:: Data shown ::

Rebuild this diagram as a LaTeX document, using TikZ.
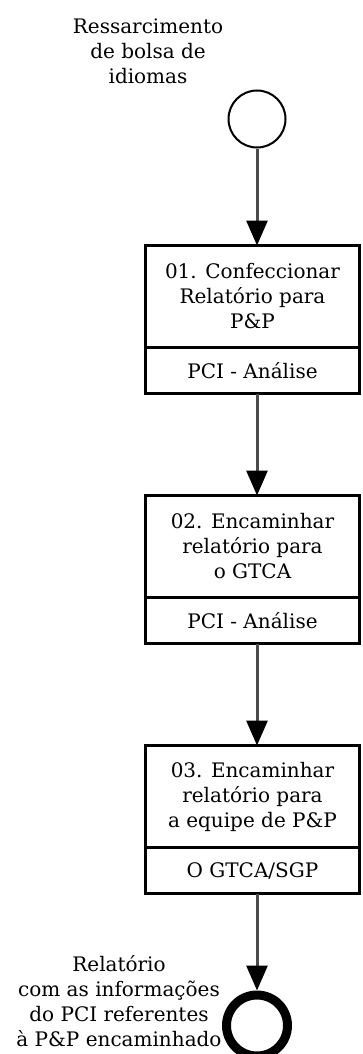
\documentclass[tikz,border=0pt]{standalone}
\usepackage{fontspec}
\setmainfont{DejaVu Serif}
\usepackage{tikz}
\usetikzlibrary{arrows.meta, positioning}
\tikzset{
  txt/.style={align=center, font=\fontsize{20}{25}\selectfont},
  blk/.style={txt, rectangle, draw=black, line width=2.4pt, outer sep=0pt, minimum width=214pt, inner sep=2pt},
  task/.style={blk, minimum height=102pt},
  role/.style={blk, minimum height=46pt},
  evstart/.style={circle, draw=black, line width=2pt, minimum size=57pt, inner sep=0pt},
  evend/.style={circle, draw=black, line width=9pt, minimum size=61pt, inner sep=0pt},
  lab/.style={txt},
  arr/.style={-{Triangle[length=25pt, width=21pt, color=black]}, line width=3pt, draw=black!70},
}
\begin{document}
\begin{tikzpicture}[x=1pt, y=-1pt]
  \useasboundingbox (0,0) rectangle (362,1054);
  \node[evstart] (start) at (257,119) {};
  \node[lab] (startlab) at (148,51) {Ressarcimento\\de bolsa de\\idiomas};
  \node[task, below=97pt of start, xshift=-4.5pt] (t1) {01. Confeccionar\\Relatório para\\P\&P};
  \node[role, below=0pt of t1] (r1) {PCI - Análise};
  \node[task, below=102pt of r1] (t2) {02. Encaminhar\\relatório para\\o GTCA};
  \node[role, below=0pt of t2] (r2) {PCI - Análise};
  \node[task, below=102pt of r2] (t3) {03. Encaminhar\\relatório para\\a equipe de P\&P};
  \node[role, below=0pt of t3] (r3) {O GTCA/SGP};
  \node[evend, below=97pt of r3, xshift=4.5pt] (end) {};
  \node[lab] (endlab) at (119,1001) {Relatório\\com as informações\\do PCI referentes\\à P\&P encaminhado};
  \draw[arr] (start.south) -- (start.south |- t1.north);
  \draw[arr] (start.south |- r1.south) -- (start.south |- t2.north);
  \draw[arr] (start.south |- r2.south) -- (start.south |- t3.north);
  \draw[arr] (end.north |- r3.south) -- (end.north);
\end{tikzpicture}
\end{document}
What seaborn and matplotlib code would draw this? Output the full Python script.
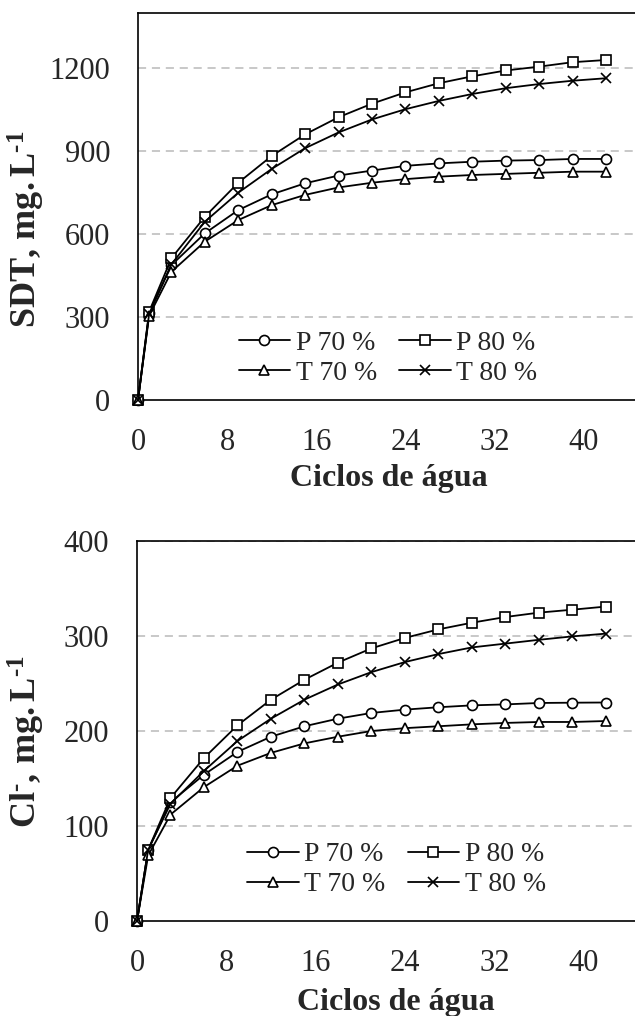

:::

→ **Set exercise**:
Pictures are not part of the copy; output everything else in the records exactly.

→ **Written answer**:
Rebuild this diagram as a LaTeX document, using TikZ.
\documentclass[tikz,border=0pt]{standalone}
\usepackage{fontspec}
\setmainfont{DejaVu Serif}
\usepackage{tikz}
\usetikzlibrary{arrows.meta, positioning}
\tikzset{
  txt/.style={align=center, font=\fontsize{20}{25}\selectfont},
  blk/.style={txt, rectangle, draw=black, line width=2.4pt, outer sep=0pt, minimum width=214pt, inner sep=2pt},
  task/.style={blk, minimum height=102pt},
  role/.style={blk, minimum height=46pt},
  evstart/.style={circle, draw=black, line width=2pt, minimum size=57pt, inner sep=0pt},
  evend/.style={circle, draw=black, line width=9pt, minimum size=61pt, inner sep=0pt},
  lab/.style={txt},
  arr/.style={-{Triangle[length=25pt, width=21pt, color=black]}, line width=3pt, draw=black!70},
}
\begin{document}
\begin{tikzpicture}[x=1pt, y=-1pt]
  \useasboundingbox (0,0) rectangle (362,1054);
  \node[evstart] (start) at (257,119) {};
  \node[lab] (startlab) at (148,51) {Ressarcimento\\de bolsa de\\idiomas};
  \node[task, below=97pt of start, xshift=-4.5pt] (t1) {01. Confeccionar\\Relatório para\\P\&P};
  \node[role, below=0pt of t1] (r1) {PCI - Análise};
  \node[task, below=102pt of r1] (t2) {02. Encaminhar\\relatório para\\o GTCA};
  \node[role, below=0pt of t2] (r2) {PCI - Análise};
  \node[task, below=102pt of r2] (t3) {03. Encaminhar\\relatório para\\a equipe de P\&P};
  \node[role, below=0pt of t3] (r3) {O GTCA/SGP};
  \node[evend, below=97pt of r3, xshift=4.5pt] (end) {};
  \node[lab] (endlab) at (119,1001) {Relatório\\com as informações\\do PCI referentes\\à P\&P encaminhado};
  \draw[arr] (start.south) -- (start.south |- t1.north);
  \draw[arr] (start.south |- r1.south) -- (start.south |- t2.north);
  \draw[arr] (start.south |- r2.south) -- (start.south |- t3.north);
  \draw[arr] (end.north |- r3.south) -- (end.north);
\end{tikzpicture}
\end{document}
What seaborn and matplotlib code would draw this? Output the full Python script.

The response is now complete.